Data items:
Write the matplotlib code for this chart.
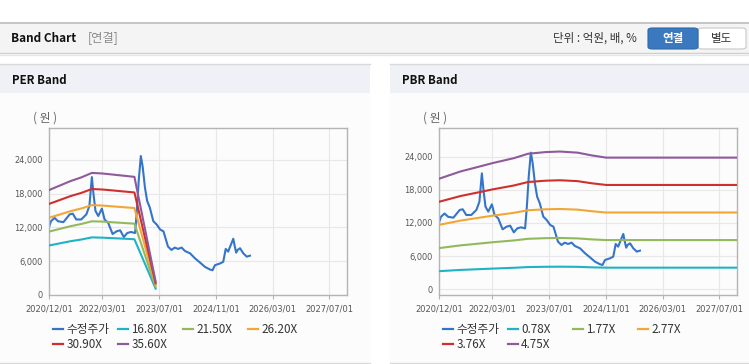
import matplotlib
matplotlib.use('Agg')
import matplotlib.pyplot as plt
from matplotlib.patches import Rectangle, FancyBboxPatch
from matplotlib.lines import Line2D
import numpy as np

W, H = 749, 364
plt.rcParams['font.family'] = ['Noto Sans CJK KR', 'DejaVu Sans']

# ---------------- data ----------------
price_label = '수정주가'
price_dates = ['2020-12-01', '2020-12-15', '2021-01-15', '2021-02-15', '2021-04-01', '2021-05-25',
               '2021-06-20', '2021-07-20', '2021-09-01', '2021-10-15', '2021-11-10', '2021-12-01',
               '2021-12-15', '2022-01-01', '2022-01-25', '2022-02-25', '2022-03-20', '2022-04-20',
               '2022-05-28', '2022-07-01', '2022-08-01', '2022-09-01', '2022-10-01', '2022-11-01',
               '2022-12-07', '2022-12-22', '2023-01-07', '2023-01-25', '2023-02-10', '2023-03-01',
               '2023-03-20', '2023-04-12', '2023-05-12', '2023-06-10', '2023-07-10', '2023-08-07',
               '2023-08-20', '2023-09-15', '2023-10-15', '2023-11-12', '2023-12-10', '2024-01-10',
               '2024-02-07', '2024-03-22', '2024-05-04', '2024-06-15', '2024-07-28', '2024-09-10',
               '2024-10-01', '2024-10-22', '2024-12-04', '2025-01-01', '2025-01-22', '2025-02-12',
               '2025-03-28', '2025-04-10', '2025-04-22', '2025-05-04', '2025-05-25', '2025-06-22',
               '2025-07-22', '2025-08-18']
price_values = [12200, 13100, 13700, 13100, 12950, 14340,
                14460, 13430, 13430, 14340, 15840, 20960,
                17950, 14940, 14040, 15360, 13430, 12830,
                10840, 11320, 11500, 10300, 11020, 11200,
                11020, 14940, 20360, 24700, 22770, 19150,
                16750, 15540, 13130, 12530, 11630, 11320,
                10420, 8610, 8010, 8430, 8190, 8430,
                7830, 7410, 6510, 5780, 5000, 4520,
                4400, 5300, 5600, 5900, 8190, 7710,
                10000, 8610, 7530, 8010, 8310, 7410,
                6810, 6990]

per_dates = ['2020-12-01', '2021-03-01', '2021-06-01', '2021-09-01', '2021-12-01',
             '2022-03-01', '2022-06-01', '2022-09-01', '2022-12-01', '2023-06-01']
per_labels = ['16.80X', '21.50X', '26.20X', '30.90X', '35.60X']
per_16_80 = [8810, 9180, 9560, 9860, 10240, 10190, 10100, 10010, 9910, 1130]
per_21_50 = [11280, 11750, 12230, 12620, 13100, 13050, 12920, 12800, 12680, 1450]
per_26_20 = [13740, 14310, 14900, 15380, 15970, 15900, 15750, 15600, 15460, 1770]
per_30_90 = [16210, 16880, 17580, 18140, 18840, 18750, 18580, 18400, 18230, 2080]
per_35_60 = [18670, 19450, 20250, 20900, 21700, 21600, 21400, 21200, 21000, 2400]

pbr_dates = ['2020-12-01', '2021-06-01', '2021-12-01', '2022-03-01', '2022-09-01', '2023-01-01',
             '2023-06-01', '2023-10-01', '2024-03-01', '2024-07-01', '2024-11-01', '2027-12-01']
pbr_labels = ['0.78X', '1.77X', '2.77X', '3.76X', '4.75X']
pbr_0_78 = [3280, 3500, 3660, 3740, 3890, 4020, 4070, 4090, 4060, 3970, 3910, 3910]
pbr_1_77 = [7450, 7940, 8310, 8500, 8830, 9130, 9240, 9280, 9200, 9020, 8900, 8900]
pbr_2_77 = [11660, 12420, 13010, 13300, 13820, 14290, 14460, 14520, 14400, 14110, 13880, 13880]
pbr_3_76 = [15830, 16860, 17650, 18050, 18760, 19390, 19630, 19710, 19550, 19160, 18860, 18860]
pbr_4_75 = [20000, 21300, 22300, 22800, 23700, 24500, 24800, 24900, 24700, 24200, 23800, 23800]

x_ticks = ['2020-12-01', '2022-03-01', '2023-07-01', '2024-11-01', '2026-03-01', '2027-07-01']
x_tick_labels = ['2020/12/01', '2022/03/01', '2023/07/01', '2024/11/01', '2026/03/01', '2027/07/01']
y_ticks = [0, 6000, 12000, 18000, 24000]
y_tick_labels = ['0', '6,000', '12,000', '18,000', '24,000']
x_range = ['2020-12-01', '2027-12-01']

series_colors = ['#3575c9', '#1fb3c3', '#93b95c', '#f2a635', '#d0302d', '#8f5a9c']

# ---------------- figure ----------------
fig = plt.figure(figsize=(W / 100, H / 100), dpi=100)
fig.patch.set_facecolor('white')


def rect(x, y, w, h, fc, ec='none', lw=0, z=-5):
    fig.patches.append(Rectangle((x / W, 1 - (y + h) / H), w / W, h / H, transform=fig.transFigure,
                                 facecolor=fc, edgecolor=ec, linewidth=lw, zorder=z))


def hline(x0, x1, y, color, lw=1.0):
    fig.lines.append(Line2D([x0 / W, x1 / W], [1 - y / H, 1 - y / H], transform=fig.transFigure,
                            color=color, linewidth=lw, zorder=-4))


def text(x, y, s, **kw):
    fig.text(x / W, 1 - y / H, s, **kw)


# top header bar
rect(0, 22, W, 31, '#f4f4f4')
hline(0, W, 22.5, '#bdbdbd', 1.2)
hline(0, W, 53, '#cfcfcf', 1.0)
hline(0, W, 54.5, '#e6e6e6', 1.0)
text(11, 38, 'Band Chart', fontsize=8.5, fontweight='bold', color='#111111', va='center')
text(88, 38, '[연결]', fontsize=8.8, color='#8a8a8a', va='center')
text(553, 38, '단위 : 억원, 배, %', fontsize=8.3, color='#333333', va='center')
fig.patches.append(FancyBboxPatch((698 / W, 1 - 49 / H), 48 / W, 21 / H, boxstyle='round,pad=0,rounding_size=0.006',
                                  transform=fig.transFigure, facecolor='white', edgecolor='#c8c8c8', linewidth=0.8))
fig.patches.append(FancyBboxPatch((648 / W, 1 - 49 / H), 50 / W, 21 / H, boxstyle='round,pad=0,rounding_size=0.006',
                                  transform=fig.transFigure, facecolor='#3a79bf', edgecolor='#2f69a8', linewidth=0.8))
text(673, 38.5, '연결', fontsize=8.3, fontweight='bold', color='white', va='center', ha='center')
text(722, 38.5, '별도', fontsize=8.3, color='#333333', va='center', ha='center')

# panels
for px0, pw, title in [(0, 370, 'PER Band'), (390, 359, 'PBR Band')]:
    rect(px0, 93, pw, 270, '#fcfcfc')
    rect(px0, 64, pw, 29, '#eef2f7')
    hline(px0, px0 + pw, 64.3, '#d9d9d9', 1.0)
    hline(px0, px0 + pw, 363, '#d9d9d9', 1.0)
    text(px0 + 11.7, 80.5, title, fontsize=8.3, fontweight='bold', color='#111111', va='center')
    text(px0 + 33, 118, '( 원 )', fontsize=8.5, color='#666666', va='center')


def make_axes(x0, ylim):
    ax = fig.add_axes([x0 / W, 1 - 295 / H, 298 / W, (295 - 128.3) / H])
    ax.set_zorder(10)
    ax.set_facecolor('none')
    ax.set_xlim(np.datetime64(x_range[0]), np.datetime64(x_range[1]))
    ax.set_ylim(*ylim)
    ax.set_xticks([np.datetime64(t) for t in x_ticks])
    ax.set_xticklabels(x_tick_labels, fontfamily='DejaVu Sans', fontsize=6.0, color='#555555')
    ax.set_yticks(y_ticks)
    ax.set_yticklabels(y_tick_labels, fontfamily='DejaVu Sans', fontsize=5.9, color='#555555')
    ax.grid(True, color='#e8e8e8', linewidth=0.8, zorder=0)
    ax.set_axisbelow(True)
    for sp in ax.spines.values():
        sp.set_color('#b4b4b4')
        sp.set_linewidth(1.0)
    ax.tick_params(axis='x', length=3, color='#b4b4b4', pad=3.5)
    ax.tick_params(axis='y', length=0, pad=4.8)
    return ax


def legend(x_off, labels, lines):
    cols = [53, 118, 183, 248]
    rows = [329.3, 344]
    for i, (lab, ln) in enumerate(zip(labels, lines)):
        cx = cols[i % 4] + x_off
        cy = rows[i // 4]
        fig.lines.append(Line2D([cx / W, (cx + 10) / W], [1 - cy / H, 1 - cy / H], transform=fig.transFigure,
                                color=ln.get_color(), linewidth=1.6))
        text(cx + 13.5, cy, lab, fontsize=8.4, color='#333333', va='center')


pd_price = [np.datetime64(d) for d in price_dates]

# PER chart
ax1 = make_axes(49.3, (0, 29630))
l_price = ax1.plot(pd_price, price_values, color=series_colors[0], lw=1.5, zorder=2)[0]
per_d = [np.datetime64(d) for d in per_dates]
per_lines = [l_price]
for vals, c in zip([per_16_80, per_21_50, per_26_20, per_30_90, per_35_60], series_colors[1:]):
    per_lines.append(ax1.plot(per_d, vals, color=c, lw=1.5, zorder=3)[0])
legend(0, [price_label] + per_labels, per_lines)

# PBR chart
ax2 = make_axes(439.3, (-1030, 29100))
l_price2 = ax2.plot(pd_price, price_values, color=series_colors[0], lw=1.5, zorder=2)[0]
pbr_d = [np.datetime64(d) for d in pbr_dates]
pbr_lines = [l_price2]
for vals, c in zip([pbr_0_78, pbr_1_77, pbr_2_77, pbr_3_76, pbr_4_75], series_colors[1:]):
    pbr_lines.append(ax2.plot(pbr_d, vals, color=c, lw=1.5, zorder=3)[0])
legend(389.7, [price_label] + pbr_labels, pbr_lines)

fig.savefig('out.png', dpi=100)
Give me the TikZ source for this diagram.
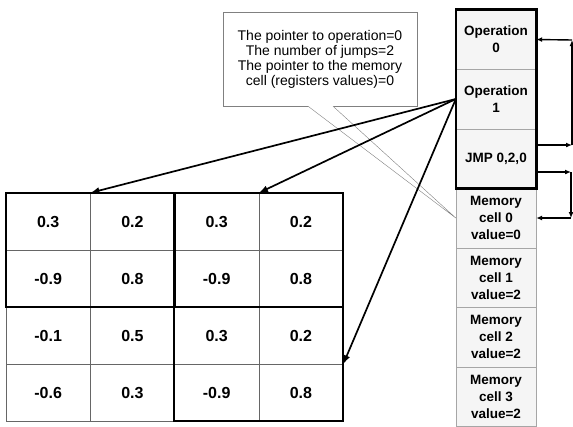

What you will do: Without any pictures, reproduce the lines from the first one in the material through the line that has "plt.rcParams['font.family'] = ['Noto", exactly as they appear.

Correct response:
Write the matplotlib code for this chart.
import matplotlib
matplotlib.use('Agg')
import matplotlib.pyplot as plt
from matplotlib.patches import Rectangle, FancyBboxPatch
from matplotlib.lines import Line2D
import numpy as np

W, H = 749, 364
plt.rcParams['font.family'] = ['Noto Sans CJK KR', 'DejaVu Sans']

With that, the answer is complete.